Exercise aim
Write out the data below exactly as given, without any of its pictures.

** begin Data lines **

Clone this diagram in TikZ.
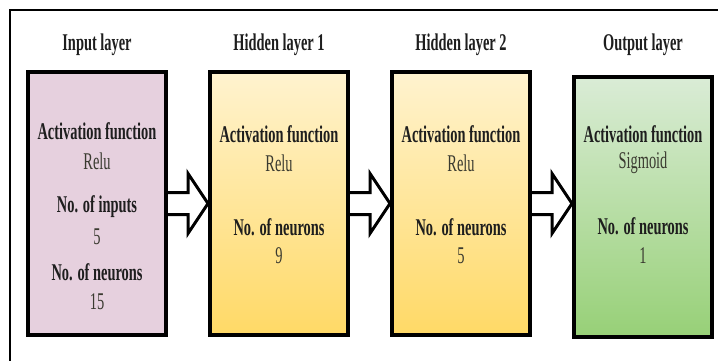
\documentclass[tikz,border=0pt]{standalone}
\usepackage{fontspec}
\setmainfont[FakeStretch=0.6]{Liberation Serif}
\usepackage{tikz}
\usetikzlibrary{positioning, calc}
\definecolor{InkDark}{HTML}{1E1E1E}
\definecolor{InkSoft}{HTML}{3A3A30}
\definecolor{PinkBox}{HTML}{E6D0DE}
\definecolor{YellowTop}{HTML}{FFF3CF}
\definecolor{YellowBot}{HTML}{FFD966}
\definecolor{GreenTop}{HTML}{DAECD6}
\definecolor{GreenBot}{HTML}{97D077}

% hollow block arrow from the right side of one layer to the next
\newcommand{\layerarrow}[2]{%
  \draw[fatarrow] ($(#1.east)+(0,-11)$) -- ($(#2.west |- #1.east)+(-20,-11)$)
    -- ($(#2.west |- #1.east)+(-20,-30)$) -- (#2.west |- #1.east)
    -- ($(#2.west |- #1.east)+(-20,30)$) -- ($(#2.west |- #1.east)+(-20,11)$)
    -- ($(#1.east)+(0,11)$);}

\begin{document}
\begin{tikzpicture}[
  x=1pt, y=-1pt,
  node distance=40pt,
  layer/.style={rectangle, draw=black, line width=4pt,
                minimum width=138pt, minimum height=263pt},
  title/.style={font=\fontsize{24}{26}\selectfont\bfseries, text=InkDark},
  head/.style={font=\fontsize{24}{26}\selectfont\bfseries, text=InkDark, inner sep=0pt},
  value/.style={font=\fontsize{24}{26}\selectfont, text=InkSoft, inner sep=0pt},
  fatarrow/.style={draw=black, fill=white, line width=3pt, line join=miter}
]
  \useasboundingbox (0,0) rectangle (718,361);
  \draw[line width=2.5pt] (10,361) -- (10,10) -- (718,10);

  % the four layers
  \node[layer, fill=PinkBox] (inp) at (97,203.5) {};
  \node[layer, top color=YellowTop, bottom color=YellowBot, right=of inp] (hid1) {};
  \node[layer, top color=YellowTop, bottom color=YellowBot, right=of hid1] (hid2) {};
  \node[layer, top color=GreenTop, bottom color=GreenBot, right=of hid2,
        yshift=-3.5pt, minimum height=260pt] (outp) {};

  % titles
  \node[title] (inpT)  at (inp.north  |- 0,45) {Input layer};
  \node[title] (hid1T) at (hid1.north |- 0,45) {Hidden layer 1};
  \node[title] (hid2T) at (hid2.north |- 0,45) {Hidden layer 2};
  \node[title] (outpT) at (outp.north |- 0,45) {Output layer};

  % input layer
  \node[head]  (inpA) at (inp |- 0,131) {Activation function};
  \node[value] (inpB) at (inp |- 0,161) {Relu};
  \node[head]  (inpC) at (inp |- 0,207) {No. of inputs};
  \node[value] (inpD) at (inp |- 0,237) {5};
  \node[head]  (inpE) at (inp |- 0,272) {No. of neurons};
  \node[value] (inpF) at (inp |- 0,302) {15};

  % hidden layer 1
  \node[head]  (hid1A) at (hid1 |- 0,134) {Activation function};
  \node[value] (hid1B) at (hid1 |- 0,163) {Relu};
  \node[head]  (hid1C) at (hid1 |- 0,227) {No. of neurons};
  \node[value] (hid1D) at (hid1 |- 0,256) {9};

  % hidden layer 2
  \node[head]  (hid2A) at (hid2 |- 0,134) {Activation function};
  \node[value] (hid2B) at (hid2 |- 0,163) {Relu};
  \node[head]  (hid2C) at (hid2 |- 0,227) {No. of neurons};
  \node[value] (hid2D) at (hid2 |- 0,256) {5};

  % output layer
  \node[head]  (outpA) at (outp |- 0,134) {Activation function};
  \node[value] (outpB) at (outp |- 0,163) {Sigmoid};
  \node[head]  (outpC) at (outp |- 0,226) {No. of neurons};
  \node[value] (outpD) at (outp |- 0,256) {1};

  \layerarrow{inp}{hid1}
  \layerarrow{hid1}{hid2}
  \layerarrow{hid2}{outp}
\end{tikzpicture}
\end{document}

** end Data lines **

Solution for this problem
Clone this diagram in TikZ.
\documentclass[tikz,border=0pt]{standalone}
\usepackage{fontspec}
\setmainfont[FakeStretch=0.6]{Liberation Serif}
\usepackage{tikz}
\usetikzlibrary{positioning, calc}
\definecolor{InkDark}{HTML}{1E1E1E}
\definecolor{InkSoft}{HTML}{3A3A30}
\definecolor{PinkBox}{HTML}{E6D0DE}
\definecolor{YellowTop}{HTML}{FFF3CF}
\definecolor{YellowBot}{HTML}{FFD966}
\definecolor{GreenTop}{HTML}{DAECD6}
\definecolor{GreenBot}{HTML}{97D077}

% hollow block arrow from the right side of one layer to the next
\newcommand{\layerarrow}[2]{%
  \draw[fatarrow] ($(#1.east)+(0,-11)$) -- ($(#2.west |- #1.east)+(-20,-11)$)
    -- ($(#2.west |- #1.east)+(-20,-30)$) -- (#2.west |- #1.east)
    -- ($(#2.west |- #1.east)+(-20,30)$) -- ($(#2.west |- #1.east)+(-20,11)$)
    -- ($(#1.east)+(0,11)$);}

\begin{document}
\begin{tikzpicture}[
  x=1pt, y=-1pt,
  node distance=40pt,
  layer/.style={rectangle, draw=black, line width=4pt,
                minimum width=138pt, minimum height=263pt},
  title/.style={font=\fontsize{24}{26}\selectfont\bfseries, text=InkDark},
  head/.style={font=\fontsize{24}{26}\selectfont\bfseries, text=InkDark, inner sep=0pt},
  value/.style={font=\fontsize{24}{26}\selectfont, text=InkSoft, inner sep=0pt},
  fatarrow/.style={draw=black, fill=white, line width=3pt, line join=miter}
]
  \useasboundingbox (0,0) rectangle (718,361);
  \draw[line width=2.5pt] (10,361) -- (10,10) -- (718,10);

  % the four layers
  \node[layer, fill=PinkBox] (inp) at (97,203.5) {};
  \node[layer, top color=YellowTop, bottom color=YellowBot, right=of inp] (hid1) {};
  \node[layer, top color=YellowTop, bottom color=YellowBot, right=of hid1] (hid2) {};
  \node[layer, top color=GreenTop, bottom color=GreenBot, right=of hid2,
        yshift=-3.5pt, minimum height=260pt] (outp) {};

  % titles
  \node[title] (inpT)  at (inp.north  |- 0,45) {Input layer};
  \node[title] (hid1T) at (hid1.north |- 0,45) {Hidden layer 1};
  \node[title] (hid2T) at (hid2.north |- 0,45) {Hidden layer 2};
  \node[title] (outpT) at (outp.north |- 0,45) {Output layer};

  % input layer
  \node[head]  (inpA) at (inp |- 0,131) {Activation function};
  \node[value] (inpB) at (inp |- 0,161) {Relu};
  \node[head]  (inpC) at (inp |- 0,207) {No. of inputs};
  \node[value] (inpD) at (inp |- 0,237) {5};
  \node[head]  (inpE) at (inp |- 0,272) {No. of neurons};
  \node[value] (inpF) at (inp |- 0,302) {15};

  % hidden layer 1
  \node[head]  (hid1A) at (hid1 |- 0,134) {Activation function};
  \node[value] (hid1B) at (hid1 |- 0,163) {Relu};
  \node[head]  (hid1C) at (hid1 |- 0,227) {No. of neurons};
  \node[value] (hid1D) at (hid1 |- 0,256) {9};

  % hidden layer 2
  \node[head]  (hid2A) at (hid2 |- 0,134) {Activation function};
  \node[value] (hid2B) at (hid2 |- 0,163) {Relu};
  \node[head]  (hid2C) at (hid2 |- 0,227) {No. of neurons};
  \node[value] (hid2D) at (hid2 |- 0,256) {5};

  % output layer
  \node[head]  (outpA) at (outp |- 0,134) {Activation function};
  \node[value] (outpB) at (outp |- 0,163) {Sigmoid};
  \node[head]  (outpC) at (outp |- 0,226) {No. of neurons};
  \node[value] (outpD) at (outp |- 0,256) {1};

  \layerarrow{inp}{hid1}
  \layerarrow{hid1}{hid2}
  \layerarrow{hid2}{outp}
\end{tikzpicture}
\end{document}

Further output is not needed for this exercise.